Jordan has also been known to be brutal with club sound engineers.

"I'm sorry, but white guys just can't mix Mexican music. They always want to put the emphasis on the beat," he says, imitating a bass drum. "But we like the up beat."

Jordan says reports that he can be a fiery bandleader are justified, but there's no problem with his current group.

"They're like little pieces of me," he says of 17-year-old bassist Richard Jordan and the 19-year-old guitarist he calls Steve 3. "They've been playing only 11 months, and they get what I'm saying the first time."

The father didn't really know his sons when they were growing up. There were occasional Christmas visits and a fishing trip here and there, but for the most part Jordan wasn't an active participant in their upbringing. He didn't get along with their mother, his second and, he vows, final wife. Then, one day about two years ago, she dropped the kids off with the near-stranger with the eye patch, saying she couldn't control them anymore.

At the time Jordan was without a band, and therefore without an income (he says he's never received a penny in royalties from the nearly 50 albums he's released in his career).

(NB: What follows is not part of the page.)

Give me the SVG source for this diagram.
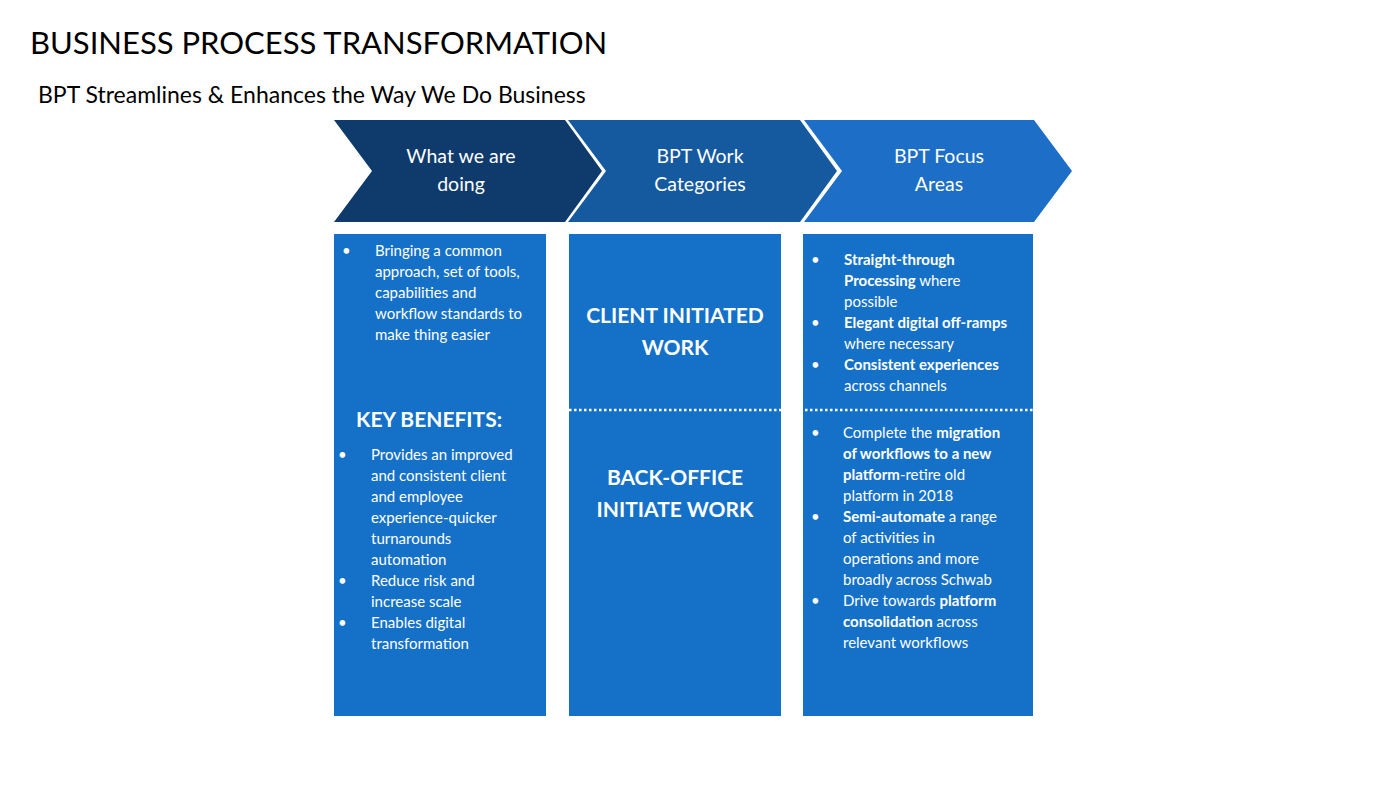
<svg xmlns="http://www.w3.org/2000/svg" width="1400" height="788" viewBox="0 0 1400 788">
<style>
text{font-family:Lato,"Open Sans",sans-serif;fill:#fff}
.t{fill:#000}
.b{font-size:15px}
.h{font-size:21px;font-weight:bold}
.c{font-size:19.5px;text-anchor:middle}
.box{fill:#1570c8}
.dot{stroke:#fff;stroke-width:2.5;stroke-dasharray:2.5 2.5}
</style>
<rect width="1400" height="788" fill="#fff"/>
<text class="t" x="30" y="54" font-size="31">BUSINESS PROCESS TRANSFORMATION</text>
<text class="t" x="38" y="103" font-size="23">BPT Streamlines &amp; Enhances the Way We Do Business</text>
<g id="chevron1"><polygon points="334,120 565,120 602,171 565,222 334,222 372,171" fill="#0f3b6c"/><text class="c" x="461" y="163">What we are</text><text class="c" x="461" y="191">doing</text></g>
<g id="chevron2"><polygon points="568,120 800,120 837,171 800,222 568,222 606,171" fill="#15599f"/><text class="c" x="700" y="163">BPT Work</text><text class="c" x="700" y="191">Categories</text></g>
<g id="chevron3"><polygon points="804,120 1034,120 1072,171 1034,222 804,222 842,171" fill="#1d6ec6"/><text class="c" x="939" y="163">BPT Focus</text><text class="c" x="939" y="191">Areas</text></g>
<g id="box1"><rect class="box" x="334" y="234" width="212" height="482"/>
<g class="b"><text x="342" y="256">•</text><text x="375" y="256">Bringing a common</text><text x="375" y="277">approach, set of tools,</text><text x="375" y="298">capabilities and</text><text x="375" y="319">workflow standards to</text><text x="375" y="340">make thing easier</text></g>
<text class="h" x="356" y="427">KEY BENEFITS:</text>
<g class="b"><text x="338" y="460">•</text><text x="371" y="460">Provides an improved</text><text x="371" y="481">and consistent client</text><text x="371" y="502">and employee</text><text x="371" y="523">experience-quicker</text><text x="371" y="544">turnarounds</text><text x="371" y="565">automation</text><text x="338" y="586">•</text><text x="371" y="586">Reduce risk and</text><text x="371" y="607">increase scale</text><text x="338" y="628">•</text><text x="371" y="628">Enables digital</text><text x="371" y="649">transformation</text></g></g>
<g id="box2"><rect class="box" x="569" y="234" width="212" height="482"/>
<text class="h" x="675" y="323" text-anchor="middle">CLIENT INITIATED</text><text class="h" x="675" y="355" text-anchor="middle">WORK</text>
<text class="h" x="675" y="485" text-anchor="middle">BACK-OFFICE</text><text class="h" x="675" y="517" text-anchor="middle">INITIATE WORK</text></g>
<g id="box3"><rect class="box" x="803" y="234" width="230" height="482"/>
<g class="b"><text x="811" y="265">•</text><text x="844" y="265" font-weight="bold">Straight-through</text><text x="844" y="286"><tspan font-weight="bold">Processing</tspan> where</text><text x="844" y="307">possible</text>
<text x="811" y="328">•</text><text x="844" y="328" font-weight="bold">Elegant digital off-ramps</text><text x="844" y="349">where necessary</text>
<text x="811" y="370">•</text><text x="844" y="370" font-weight="bold">Consistent experiences</text><text x="844" y="391">across channels</text>
<text x="811" y="438">•</text><text x="843" y="438">Complete the <tspan font-weight="bold">migration</tspan></text><text x="843" y="459" font-weight="bold">of workflows to a new</text><text x="843" y="480"><tspan font-weight="bold">platform</tspan>-retire old</text><text x="843" y="501">platform in 2018</text>
<text x="811" y="522">•</text><text x="843" y="522"><tspan font-weight="bold">Semi-automate</tspan> a range</text><text x="843" y="543">of activities in</text><text x="843" y="564">operations and more</text><text x="843" y="585">broadly across Schwab</text>
<text x="811" y="606">•</text><text x="843" y="606">Drive towards  <tspan font-weight="bold">platform</tspan></text><text x="843" y="627"><tspan font-weight="bold">consolidation</tspan> across</text><text x="843" y="648">relevant workflows</text></g></g>
<g id="connectors"><line class="dot" x1="569" y1="410" x2="781" y2="410"/><line class="dot" x1="805" y1="410" x2="1033" y2="410"/></g>
</svg>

When a lucrative gig was offered in Houston, Steve said he'd take it. He had three weeks to teach his sons, who were more into sports and Nintendo than music, how to play 30 songs, but they did the show and haven't stopped playing since.

"These boys, they keep me young," beams a proud Jordan. Steve suddenly stops talking and raises a hand for silence as his version of "Harlem Nocturne" plays in the background. The jazz standard, which Jordan spent more than a week producing, starts with a lushly layered orchestra conjuring every shade of the night.

"Can you dig it, man?" he asks when his accordion starts into the melancholy melody. "All that sound from this little brown box," he says, tapping an old Hohner on the floor with a pointy-toed shoe. He touches his chest where the buttons would be, swaying his head as if lost in a dream.

"Man, what am I doing here, living in the back of some other dude's house, with my kids sleeping on the floor?" he asks, cutting into the ethereal moment. "Ask yourself that, bro. But this is why," he says, gesturing back to the speakers, where his accordion is flitting all around the melody like a bouquet of fireflies. "This," he says tapping the air. "This."

What a gift it is, the ability to blow your own mind. For Estéban "Steve" Jordan that'll have to do for now.